→ **Collection entries**:
________

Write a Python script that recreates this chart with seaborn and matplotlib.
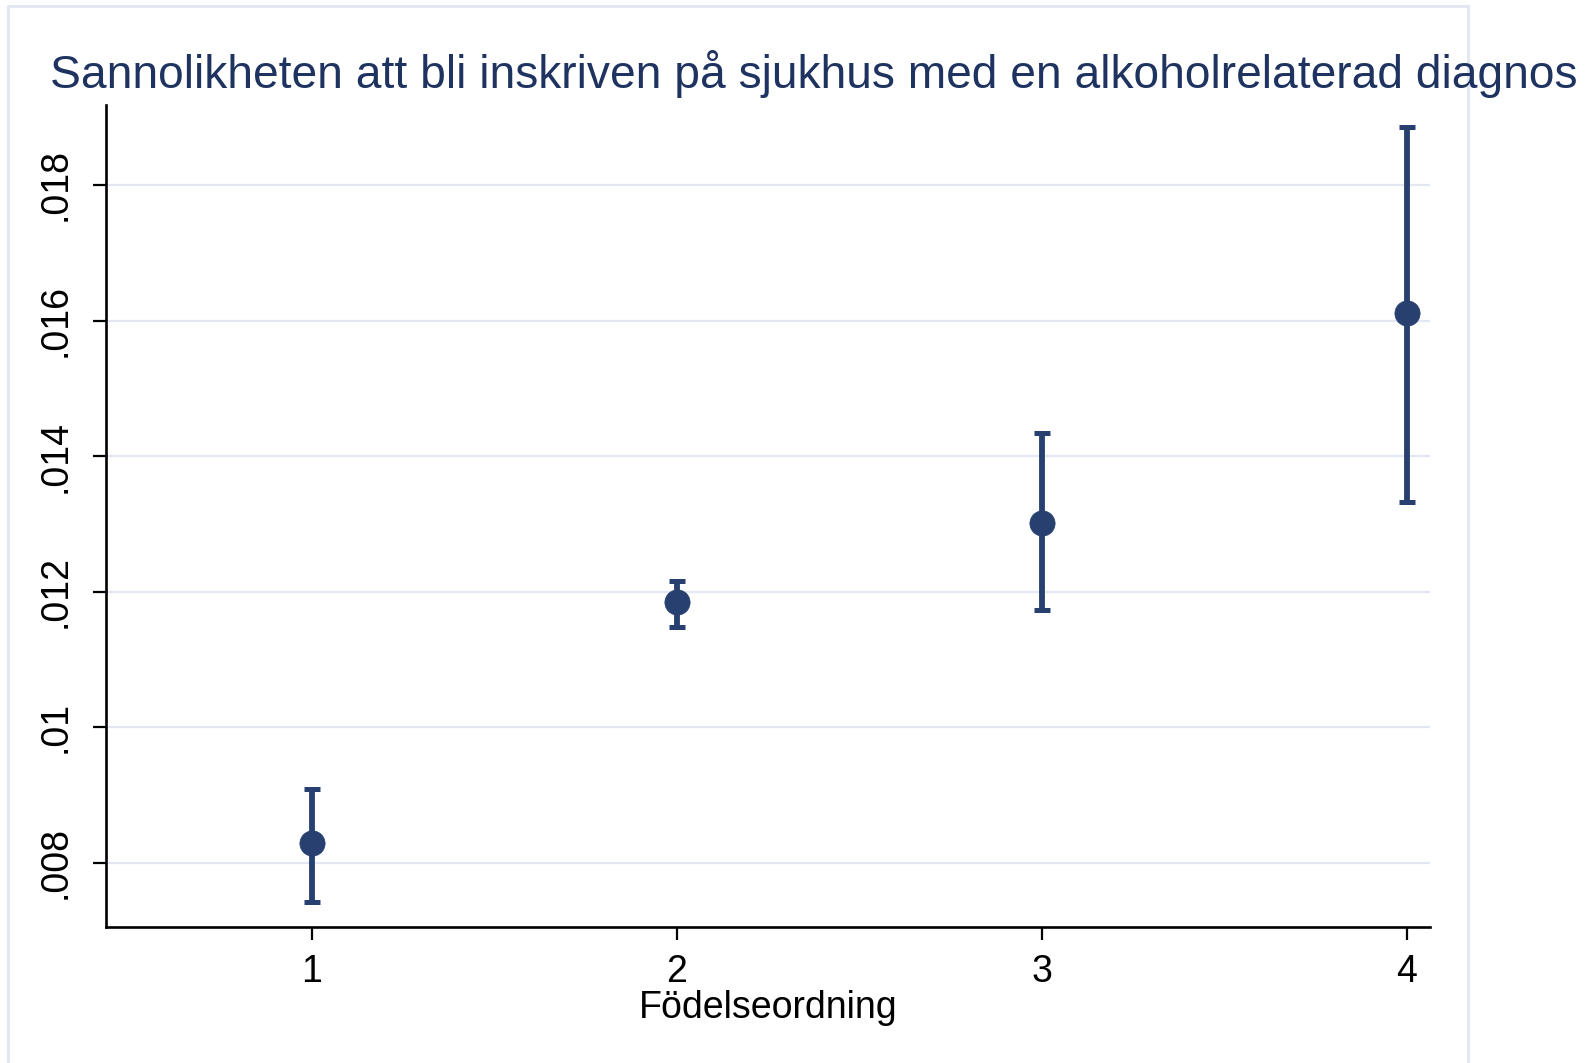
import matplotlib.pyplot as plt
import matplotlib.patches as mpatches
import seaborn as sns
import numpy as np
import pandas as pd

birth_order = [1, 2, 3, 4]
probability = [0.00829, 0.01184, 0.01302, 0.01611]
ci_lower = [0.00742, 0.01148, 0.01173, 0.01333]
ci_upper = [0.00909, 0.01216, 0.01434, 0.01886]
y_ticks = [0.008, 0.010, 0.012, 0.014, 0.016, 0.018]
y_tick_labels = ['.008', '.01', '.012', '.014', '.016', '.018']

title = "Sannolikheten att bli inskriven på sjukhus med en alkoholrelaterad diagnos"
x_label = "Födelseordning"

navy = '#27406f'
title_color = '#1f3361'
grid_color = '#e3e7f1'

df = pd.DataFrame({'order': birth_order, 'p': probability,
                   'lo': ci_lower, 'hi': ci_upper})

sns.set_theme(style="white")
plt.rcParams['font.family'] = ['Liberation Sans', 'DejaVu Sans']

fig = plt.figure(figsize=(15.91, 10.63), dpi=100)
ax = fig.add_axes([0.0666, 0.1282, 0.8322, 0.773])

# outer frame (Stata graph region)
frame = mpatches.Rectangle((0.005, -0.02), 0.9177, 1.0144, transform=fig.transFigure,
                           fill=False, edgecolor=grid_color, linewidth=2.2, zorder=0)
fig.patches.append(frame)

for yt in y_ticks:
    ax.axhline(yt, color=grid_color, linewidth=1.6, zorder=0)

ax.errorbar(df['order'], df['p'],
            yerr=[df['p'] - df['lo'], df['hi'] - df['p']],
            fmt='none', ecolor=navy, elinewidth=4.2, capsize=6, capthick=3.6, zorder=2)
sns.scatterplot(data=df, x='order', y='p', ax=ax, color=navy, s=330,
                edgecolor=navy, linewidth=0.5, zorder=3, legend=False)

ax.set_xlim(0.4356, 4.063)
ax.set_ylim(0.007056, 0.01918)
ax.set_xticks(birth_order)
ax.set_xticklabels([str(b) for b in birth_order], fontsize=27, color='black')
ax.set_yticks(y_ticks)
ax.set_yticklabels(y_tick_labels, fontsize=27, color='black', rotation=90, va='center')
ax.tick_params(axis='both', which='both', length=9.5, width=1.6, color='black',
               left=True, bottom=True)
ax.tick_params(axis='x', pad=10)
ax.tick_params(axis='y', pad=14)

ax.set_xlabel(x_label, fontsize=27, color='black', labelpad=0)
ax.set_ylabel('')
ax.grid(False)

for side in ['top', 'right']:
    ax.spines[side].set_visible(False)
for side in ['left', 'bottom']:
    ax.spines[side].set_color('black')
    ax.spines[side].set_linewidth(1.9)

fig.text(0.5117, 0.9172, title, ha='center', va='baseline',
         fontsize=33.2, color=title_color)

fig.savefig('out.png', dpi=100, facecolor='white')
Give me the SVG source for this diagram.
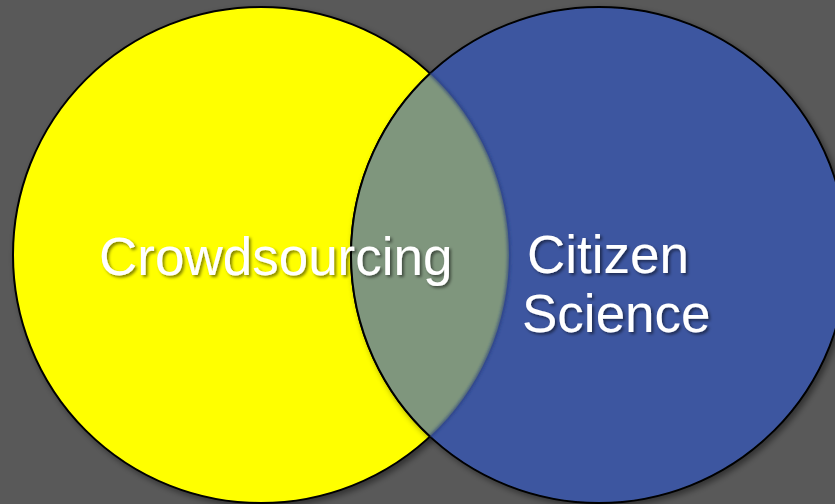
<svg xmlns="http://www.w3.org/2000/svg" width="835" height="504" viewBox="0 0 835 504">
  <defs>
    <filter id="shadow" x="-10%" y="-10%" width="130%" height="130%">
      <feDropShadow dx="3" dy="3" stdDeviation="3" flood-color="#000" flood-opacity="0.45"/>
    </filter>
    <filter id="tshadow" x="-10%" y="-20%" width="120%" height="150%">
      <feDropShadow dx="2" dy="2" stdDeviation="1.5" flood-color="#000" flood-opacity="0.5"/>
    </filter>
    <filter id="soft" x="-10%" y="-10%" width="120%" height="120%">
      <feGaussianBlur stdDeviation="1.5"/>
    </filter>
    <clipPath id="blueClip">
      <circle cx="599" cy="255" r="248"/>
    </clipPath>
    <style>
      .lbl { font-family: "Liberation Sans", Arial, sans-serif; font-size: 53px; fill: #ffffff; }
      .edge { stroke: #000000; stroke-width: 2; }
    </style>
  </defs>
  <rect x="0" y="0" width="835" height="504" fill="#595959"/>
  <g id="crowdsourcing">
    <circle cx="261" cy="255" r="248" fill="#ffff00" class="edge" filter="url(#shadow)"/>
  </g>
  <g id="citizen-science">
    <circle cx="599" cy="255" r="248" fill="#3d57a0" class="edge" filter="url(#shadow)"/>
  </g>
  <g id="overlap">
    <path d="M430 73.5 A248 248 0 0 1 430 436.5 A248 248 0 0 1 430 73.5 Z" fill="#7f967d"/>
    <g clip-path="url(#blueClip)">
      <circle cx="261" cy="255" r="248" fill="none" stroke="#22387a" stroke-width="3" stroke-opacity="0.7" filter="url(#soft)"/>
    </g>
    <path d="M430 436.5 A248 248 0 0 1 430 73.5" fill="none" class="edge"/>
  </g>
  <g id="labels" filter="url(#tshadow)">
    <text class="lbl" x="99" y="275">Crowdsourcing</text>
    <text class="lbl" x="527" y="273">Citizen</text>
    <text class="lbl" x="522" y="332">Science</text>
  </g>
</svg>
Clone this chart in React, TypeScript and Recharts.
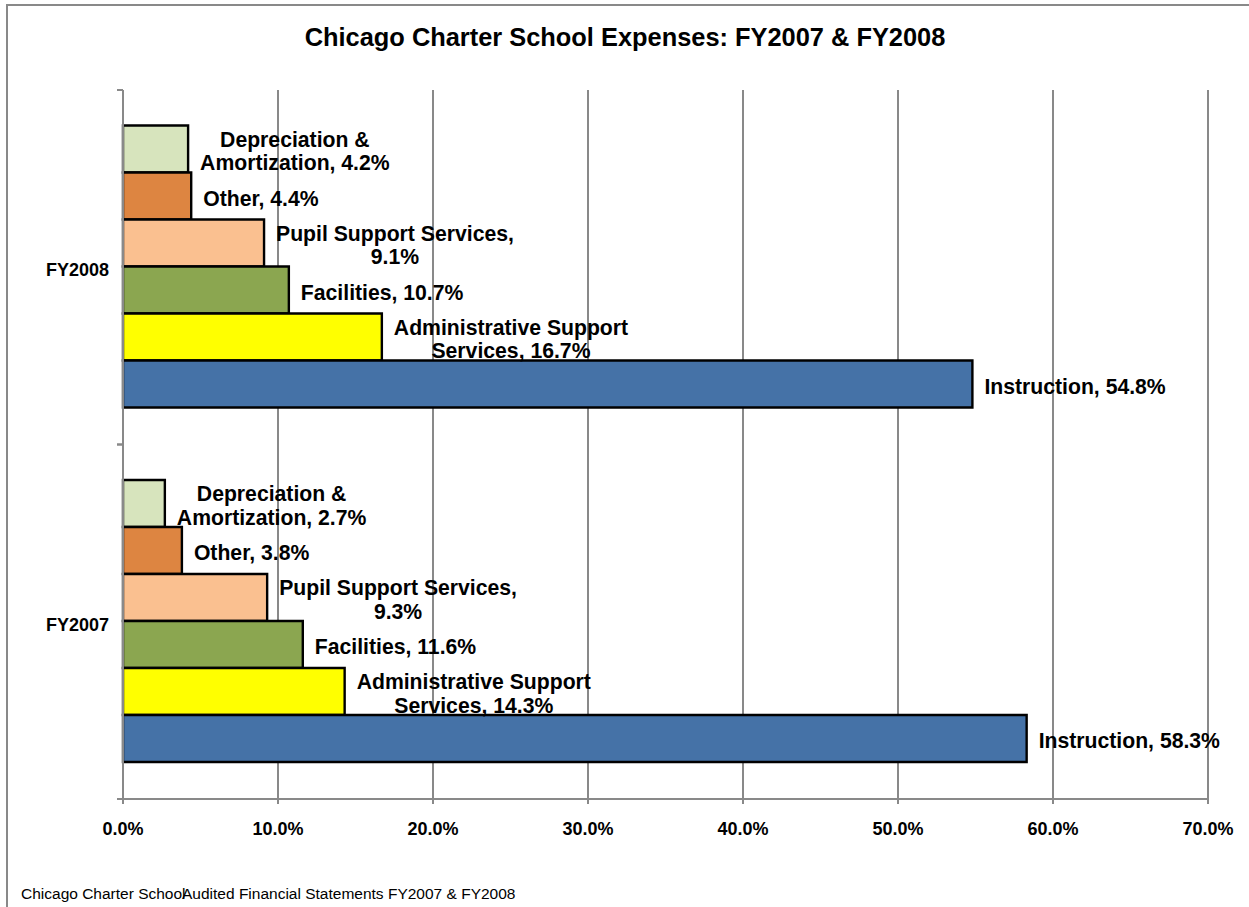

________

→ **WHAT YOU WILL DO**: Output all of the entries verbatim, leaving out any images.

→ **SOLUTION**:
Write a Python script that recreates this chart with seaborn and matplotlib.
import matplotlib.pyplot as plt
import matplotlib.patches as mpatches
import seaborn as sns
import numpy as np
import pandas as pd

birth_order = [1, 2, 3, 4]
probability = [0.00829, 0.01184, 0.01302, 0.01611]
ci_lower = [0.00742, 0.01148, 0.01173, 0.01333]
ci_upper = [0.00909, 0.01216, 0.01434, 0.01886]
y_ticks = [0.008, 0.010, 0.012, 0.014, 0.016, 0.018]
y_tick_labels = ['.008', '.01', '.012', '.014', '.016', '.018']

title = "Sannolikheten att bli inskriven på sjukhus med en alkoholrelaterad diagnos"
x_label = "Födelseordning"

navy = '#27406f'
title_color = '#1f3361'
grid_color = '#e3e7f1'

df = pd.DataFrame({'order': birth_order, 'p': probability,
                   'lo': ci_lower, 'hi': ci_upper})

sns.set_theme(style="white")
plt.rcParams['font.family'] = ['Liberation Sans', 'DejaVu Sans']

fig = plt.figure(figsize=(15.91, 10.63), dpi=100)
ax = fig.add_axes([0.0666, 0.1282, 0.8322, 0.773])

# outer frame (Stata graph region)
frame = mpatches.Rectangle((0.005, -0.02), 0.9177, 1.0144, transform=fig.transFigure,
                           fill=False, edgecolor=grid_color, linewidth=2.2, zorder=0)
fig.patches.append(frame)

for yt in y_ticks:
    ax.axhline(yt, color=grid_color, linewidth=1.6, zorder=0)

ax.errorbar(df['order'], df['p'],
            yerr=[df['p'] - df['lo'], df['hi'] - df['p']],
            fmt='none', ecolor=navy, elinewidth=4.2, capsize=6, capthick=3.6, zorder=2)
sns.scatterplot(data=df, x='order', y='p', ax=ax, color=navy, s=330,
                edgecolor=navy, linewidth=0.5, zorder=3, legend=False)

ax.set_xlim(0.4356, 4.063)
ax.set_ylim(0.007056, 0.01918)
ax.set_xticks(birth_order)
ax.set_xticklabels([str(b) for b in birth_order], fontsize=27, color='black')
ax.set_yticks(y_ticks)
ax.set_yticklabels(y_tick_labels, fontsize=27, color='black', rotation=90, va='center')
ax.tick_params(axis='both', which='both', length=9.5, width=1.6, color='black',
               left=True, bottom=True)
ax.tick_params(axis='x', pad=10)
ax.tick_params(axis='y', pad=14)

ax.set_xlabel(x_label, fontsize=27, color='black', labelpad=0)
ax.set_ylabel('')
ax.grid(False)

for side in ['top', 'right']:
    ax.spines[side].set_visible(False)
for side in ['left', 'bottom']:
    ax.spines[side].set_color('black')
    ax.spines[side].set_linewidth(1.9)

fig.text(0.5117, 0.9172, title, ha='center', va='baseline',
         fontsize=33.2, color=title_color)

fig.savefig('out.png', dpi=100, facecolor='white')
Give me the SVG source for this diagram.
<svg xmlns="http://www.w3.org/2000/svg" width="835" height="504" viewBox="0 0 835 504">
  <defs>
    <filter id="shadow" x="-10%" y="-10%" width="130%" height="130%">
      <feDropShadow dx="3" dy="3" stdDeviation="3" flood-color="#000" flood-opacity="0.45"/>
    </filter>
    <filter id="tshadow" x="-10%" y="-20%" width="120%" height="150%">
      <feDropShadow dx="2" dy="2" stdDeviation="1.5" flood-color="#000" flood-opacity="0.5"/>
    </filter>
    <filter id="soft" x="-10%" y="-10%" width="120%" height="120%">
      <feGaussianBlur stdDeviation="1.5"/>
    </filter>
    <clipPath id="blueClip">
      <circle cx="599" cy="255" r="248"/>
    </clipPath>
    <style>
      .lbl { font-family: "Liberation Sans", Arial, sans-serif; font-size: 53px; fill: #ffffff; }
      .edge { stroke: #000000; stroke-width: 2; }
    </style>
  </defs>
  <rect x="0" y="0" width="835" height="504" fill="#595959"/>
  <g id="crowdsourcing">
    <circle cx="261" cy="255" r="248" fill="#ffff00" class="edge" filter="url(#shadow)"/>
  </g>
  <g id="citizen-science">
    <circle cx="599" cy="255" r="248" fill="#3d57a0" class="edge" filter="url(#shadow)"/>
  </g>
  <g id="overlap">
    <path d="M430 73.5 A248 248 0 0 1 430 436.5 A248 248 0 0 1 430 73.5 Z" fill="#7f967d"/>
    <g clip-path="url(#blueClip)">
      <circle cx="261" cy="255" r="248" fill="none" stroke="#22387a" stroke-width="3" stroke-opacity="0.7" filter="url(#soft)"/>
    </g>
    <path d="M430 436.5 A248 248 0 0 1 430 73.5" fill="none" class="edge"/>
  </g>
  <g id="labels" filter="url(#tshadow)">
    <text class="lbl" x="99" y="275">Crowdsourcing</text>
    <text class="lbl" x="527" y="273">Citizen</text>
    <text class="lbl" x="522" y="332">Science</text>
  </g>
</svg>
Clone this chart in React, TypeScript and Recharts.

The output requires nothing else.